Collected data entries
========
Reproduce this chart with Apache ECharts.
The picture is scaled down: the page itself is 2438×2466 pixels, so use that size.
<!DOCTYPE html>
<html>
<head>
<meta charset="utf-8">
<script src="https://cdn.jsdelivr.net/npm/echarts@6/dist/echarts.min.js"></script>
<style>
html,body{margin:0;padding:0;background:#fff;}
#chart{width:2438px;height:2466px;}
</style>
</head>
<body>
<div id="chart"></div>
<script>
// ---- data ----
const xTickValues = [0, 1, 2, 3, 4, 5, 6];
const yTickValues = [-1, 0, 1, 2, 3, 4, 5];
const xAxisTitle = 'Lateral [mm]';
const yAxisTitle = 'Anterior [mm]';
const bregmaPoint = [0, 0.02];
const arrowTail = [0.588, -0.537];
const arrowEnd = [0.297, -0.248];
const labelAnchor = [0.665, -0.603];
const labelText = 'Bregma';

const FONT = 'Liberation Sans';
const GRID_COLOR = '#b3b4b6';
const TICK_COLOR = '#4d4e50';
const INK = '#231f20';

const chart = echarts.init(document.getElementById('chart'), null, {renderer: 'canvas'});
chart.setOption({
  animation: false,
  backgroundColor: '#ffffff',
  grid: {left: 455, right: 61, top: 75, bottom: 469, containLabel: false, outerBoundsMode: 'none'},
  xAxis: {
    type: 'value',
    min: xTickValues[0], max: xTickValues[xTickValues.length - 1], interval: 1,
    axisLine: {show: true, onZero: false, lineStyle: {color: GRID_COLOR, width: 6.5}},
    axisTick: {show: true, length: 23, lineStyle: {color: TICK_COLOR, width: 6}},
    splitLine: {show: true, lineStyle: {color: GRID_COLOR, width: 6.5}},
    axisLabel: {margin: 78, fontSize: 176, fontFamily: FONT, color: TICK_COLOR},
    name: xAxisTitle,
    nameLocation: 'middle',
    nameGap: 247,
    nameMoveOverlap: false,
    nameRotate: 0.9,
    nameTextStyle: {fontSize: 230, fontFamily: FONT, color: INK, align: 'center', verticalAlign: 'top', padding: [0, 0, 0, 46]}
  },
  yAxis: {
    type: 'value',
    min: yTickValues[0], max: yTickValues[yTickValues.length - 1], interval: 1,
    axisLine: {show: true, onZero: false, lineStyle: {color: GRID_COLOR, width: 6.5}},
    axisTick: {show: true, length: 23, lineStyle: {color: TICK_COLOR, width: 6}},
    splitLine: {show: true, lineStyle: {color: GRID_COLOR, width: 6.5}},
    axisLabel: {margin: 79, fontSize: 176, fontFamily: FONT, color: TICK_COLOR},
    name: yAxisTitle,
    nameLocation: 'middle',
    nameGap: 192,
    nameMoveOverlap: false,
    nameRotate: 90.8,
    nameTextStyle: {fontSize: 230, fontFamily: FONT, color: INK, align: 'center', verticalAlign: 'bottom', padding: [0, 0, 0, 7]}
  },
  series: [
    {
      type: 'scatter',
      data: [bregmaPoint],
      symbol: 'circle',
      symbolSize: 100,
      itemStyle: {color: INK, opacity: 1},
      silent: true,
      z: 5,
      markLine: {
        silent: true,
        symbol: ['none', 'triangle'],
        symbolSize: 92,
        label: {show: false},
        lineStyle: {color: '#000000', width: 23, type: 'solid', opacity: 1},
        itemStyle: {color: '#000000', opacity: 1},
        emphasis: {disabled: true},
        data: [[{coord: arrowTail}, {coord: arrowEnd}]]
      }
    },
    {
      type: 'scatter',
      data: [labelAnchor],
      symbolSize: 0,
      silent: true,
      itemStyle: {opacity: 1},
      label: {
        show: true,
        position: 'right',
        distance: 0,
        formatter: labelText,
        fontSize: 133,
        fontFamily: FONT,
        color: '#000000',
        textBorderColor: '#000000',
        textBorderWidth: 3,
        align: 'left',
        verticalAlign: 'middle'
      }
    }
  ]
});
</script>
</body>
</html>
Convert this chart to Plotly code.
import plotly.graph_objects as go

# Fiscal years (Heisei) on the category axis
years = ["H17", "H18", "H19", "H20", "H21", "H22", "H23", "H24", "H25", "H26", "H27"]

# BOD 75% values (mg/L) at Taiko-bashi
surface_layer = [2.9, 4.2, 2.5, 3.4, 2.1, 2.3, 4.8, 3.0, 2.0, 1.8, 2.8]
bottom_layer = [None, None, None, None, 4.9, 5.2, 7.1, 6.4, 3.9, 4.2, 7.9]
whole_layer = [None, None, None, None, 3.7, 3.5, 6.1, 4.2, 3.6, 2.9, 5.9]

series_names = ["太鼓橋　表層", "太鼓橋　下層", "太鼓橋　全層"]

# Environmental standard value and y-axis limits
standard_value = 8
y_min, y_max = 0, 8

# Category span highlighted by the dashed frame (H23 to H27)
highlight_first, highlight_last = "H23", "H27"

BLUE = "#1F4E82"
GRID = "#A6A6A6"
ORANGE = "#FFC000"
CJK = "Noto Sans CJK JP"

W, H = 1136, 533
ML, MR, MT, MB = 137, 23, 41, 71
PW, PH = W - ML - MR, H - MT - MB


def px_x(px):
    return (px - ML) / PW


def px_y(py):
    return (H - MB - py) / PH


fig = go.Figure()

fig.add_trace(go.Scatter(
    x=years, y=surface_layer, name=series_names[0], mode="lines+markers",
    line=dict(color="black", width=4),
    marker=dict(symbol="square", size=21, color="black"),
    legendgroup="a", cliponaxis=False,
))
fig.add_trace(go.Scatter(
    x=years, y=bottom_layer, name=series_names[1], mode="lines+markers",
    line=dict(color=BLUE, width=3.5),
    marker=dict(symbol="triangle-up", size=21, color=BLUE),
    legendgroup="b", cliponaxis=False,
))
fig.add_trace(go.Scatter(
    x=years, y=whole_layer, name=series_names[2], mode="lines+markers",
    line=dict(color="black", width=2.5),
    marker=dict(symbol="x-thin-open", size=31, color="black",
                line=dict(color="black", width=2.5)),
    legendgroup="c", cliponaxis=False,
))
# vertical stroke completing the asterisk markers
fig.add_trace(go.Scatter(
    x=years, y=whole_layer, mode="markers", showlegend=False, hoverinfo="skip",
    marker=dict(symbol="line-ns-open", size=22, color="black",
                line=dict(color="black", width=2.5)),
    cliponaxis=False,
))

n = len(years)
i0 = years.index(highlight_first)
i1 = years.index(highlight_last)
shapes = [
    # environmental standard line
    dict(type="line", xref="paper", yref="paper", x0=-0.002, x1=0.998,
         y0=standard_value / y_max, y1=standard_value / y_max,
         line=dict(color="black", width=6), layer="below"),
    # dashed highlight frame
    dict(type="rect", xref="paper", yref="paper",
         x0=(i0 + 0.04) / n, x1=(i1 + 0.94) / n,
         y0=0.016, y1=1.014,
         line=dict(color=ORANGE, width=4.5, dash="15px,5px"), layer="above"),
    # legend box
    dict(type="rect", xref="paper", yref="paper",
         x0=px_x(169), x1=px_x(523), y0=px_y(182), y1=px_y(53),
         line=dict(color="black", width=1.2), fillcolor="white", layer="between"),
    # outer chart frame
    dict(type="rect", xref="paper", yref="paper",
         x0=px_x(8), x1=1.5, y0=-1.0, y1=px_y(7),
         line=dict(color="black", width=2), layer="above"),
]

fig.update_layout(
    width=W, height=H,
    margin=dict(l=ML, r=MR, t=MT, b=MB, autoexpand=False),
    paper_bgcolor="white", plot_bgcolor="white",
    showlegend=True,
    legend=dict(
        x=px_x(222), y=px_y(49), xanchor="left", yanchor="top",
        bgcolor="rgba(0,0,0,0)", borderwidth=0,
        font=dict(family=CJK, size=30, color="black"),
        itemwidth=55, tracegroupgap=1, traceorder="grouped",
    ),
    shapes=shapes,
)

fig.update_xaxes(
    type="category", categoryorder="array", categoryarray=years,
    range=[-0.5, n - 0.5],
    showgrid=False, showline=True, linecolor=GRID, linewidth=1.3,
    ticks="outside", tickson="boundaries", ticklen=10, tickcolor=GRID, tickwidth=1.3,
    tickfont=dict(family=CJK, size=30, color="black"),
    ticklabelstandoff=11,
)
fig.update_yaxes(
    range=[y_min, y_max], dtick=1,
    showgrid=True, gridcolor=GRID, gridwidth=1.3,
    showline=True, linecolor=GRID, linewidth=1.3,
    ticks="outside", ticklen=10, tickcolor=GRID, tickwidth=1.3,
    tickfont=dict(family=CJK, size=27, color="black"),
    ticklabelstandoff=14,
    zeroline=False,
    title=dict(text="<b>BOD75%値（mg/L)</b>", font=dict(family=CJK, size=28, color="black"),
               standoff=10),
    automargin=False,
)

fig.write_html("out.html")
========
Every line from the first entry to the line containing "const INK = '#231f20';" should be transcribed exactly, and nothing beyond it.

Reproduce this chart with Apache ECharts.
The picture is scaled down: the page itself is 2438×2466 pixels, so use that size.
<!DOCTYPE html>
<html>
<head>
<meta charset="utf-8">
<script src="https://cdn.jsdelivr.net/npm/echarts@6/dist/echarts.min.js"></script>
<style>
html,body{margin:0;padding:0;background:#fff;}
#chart{width:2438px;height:2466px;}
</style>
</head>
<body>
<div id="chart"></div>
<script>
// ---- data ----
const xTickValues = [0, 1, 2, 3, 4, 5, 6];
const yTickValues = [-1, 0, 1, 2, 3, 4, 5];
const xAxisTitle = 'Lateral [mm]';
const yAxisTitle = 'Anterior [mm]';
const bregmaPoint = [0, 0.02];
const arrowTail = [0.588, -0.537];
const arrowEnd = [0.297, -0.248];
const labelAnchor = [0.665, -0.603];
const labelText = 'Bregma';

const FONT = 'Liberation Sans';
const GRID_COLOR = '#b3b4b6';
const TICK_COLOR = '#4d4e50';
const INK = '#231f20';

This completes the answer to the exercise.